Problem: Ezra made all the returning Israelites put away their “pagan wives” because they were “adding to the guilt of Israel” (Ezra 10:10). However, when Paul was asked whether a believer should divorce an unbelieving spouse, he said, “If any brother has a wife who does not believe, and she is willing to live with him, let him not divorce her” (1 Cor. 7:12). Aren’t these contradictory instructions?
Solution: The different advice is given at different times, for different peoples, and for different reasons. First of all, Ezra’s command was given in OT times to the Jews, and Paul’s command was given in NT times to Christians. New Testament believers are not under OT laws to Israel (see comments on Matt. 5:17–18).

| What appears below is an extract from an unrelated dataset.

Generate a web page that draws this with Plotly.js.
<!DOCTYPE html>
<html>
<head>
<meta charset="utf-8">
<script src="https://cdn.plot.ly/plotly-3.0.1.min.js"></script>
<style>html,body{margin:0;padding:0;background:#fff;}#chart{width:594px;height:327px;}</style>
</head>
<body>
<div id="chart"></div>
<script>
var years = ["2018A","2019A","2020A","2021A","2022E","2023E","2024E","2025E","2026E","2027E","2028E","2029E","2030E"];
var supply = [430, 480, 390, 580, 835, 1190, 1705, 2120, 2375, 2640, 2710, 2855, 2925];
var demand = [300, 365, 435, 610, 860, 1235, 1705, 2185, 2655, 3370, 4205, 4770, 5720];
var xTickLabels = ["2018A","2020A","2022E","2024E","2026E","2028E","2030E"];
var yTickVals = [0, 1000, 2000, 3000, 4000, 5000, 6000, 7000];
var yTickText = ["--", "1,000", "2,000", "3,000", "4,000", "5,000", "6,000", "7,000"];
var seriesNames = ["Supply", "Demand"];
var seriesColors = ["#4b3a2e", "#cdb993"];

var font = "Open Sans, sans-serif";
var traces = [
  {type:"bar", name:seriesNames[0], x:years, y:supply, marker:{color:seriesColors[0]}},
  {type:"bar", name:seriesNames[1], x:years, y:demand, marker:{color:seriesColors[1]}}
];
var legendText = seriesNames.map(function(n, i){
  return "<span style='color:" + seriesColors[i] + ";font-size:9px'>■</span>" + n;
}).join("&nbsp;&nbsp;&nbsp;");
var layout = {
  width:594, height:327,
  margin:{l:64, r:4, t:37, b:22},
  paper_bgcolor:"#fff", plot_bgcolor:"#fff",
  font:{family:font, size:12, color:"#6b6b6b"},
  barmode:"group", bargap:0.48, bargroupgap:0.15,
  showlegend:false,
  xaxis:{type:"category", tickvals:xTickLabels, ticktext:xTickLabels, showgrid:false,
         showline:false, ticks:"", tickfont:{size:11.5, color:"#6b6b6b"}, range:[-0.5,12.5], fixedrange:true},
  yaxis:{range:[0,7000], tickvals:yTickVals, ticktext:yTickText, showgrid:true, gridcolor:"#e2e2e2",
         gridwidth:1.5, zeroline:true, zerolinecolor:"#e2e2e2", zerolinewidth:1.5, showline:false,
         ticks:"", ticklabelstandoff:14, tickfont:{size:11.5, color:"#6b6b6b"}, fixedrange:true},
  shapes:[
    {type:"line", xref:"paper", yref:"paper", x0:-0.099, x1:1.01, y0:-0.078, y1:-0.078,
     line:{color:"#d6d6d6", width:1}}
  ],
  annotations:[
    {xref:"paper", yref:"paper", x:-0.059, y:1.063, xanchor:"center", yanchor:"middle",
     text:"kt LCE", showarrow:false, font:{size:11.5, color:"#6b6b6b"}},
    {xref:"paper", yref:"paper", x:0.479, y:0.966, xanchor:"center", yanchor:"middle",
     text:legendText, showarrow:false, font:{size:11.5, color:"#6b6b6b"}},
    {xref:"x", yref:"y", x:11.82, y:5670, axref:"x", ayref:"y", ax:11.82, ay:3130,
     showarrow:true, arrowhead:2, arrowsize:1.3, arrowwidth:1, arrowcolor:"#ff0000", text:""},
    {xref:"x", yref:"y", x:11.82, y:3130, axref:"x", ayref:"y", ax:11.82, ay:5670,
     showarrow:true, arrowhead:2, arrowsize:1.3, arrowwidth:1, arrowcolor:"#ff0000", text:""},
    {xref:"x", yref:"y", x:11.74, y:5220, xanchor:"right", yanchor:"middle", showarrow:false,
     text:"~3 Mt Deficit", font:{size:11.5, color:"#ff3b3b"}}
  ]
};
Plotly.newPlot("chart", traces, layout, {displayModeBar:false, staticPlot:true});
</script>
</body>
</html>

Furthermore, even assuming that the moral principle embodied in this OT command is still binding today, the situations are different for three reasons. First, the wives in the OT were not just “unbelievers” who were “willing” to be “sanctified” by the believing husband (1 Cor. 7:14). They were “pagans,” that is, they were probably Babylonian idol worshipers (cf. Neh. 13:25–26), who were having a pagan influence on their husbands. God told Solomon that his pagan wives, “will turn away your hearts after their gods” (1 Kings 11:2). Second, these were not just any pagans, for they included descendants of Moab and Ammon (Ezra 10:30; cf. Neh. 13:23) and other surrounding nations of which God had told the Israelites explicitly that they should not marry them (cf. Ex. 34:16; Deut. 7:3). Third, they may even have been extra wives (cf. Ezra 10:44), and God forbid polygamy (see comments on 1 Kings 11:1). If so, they had violated the laws about polygamy (Deut. 17:17) and idolatry (Ex. 20:4–5). This is a different situation from Paul’s instruction to keep a non-idolatrous monogamous wife (cf. 1 Cor. 7:2), if she wished to remain under the sanctifying influence of a believing husband.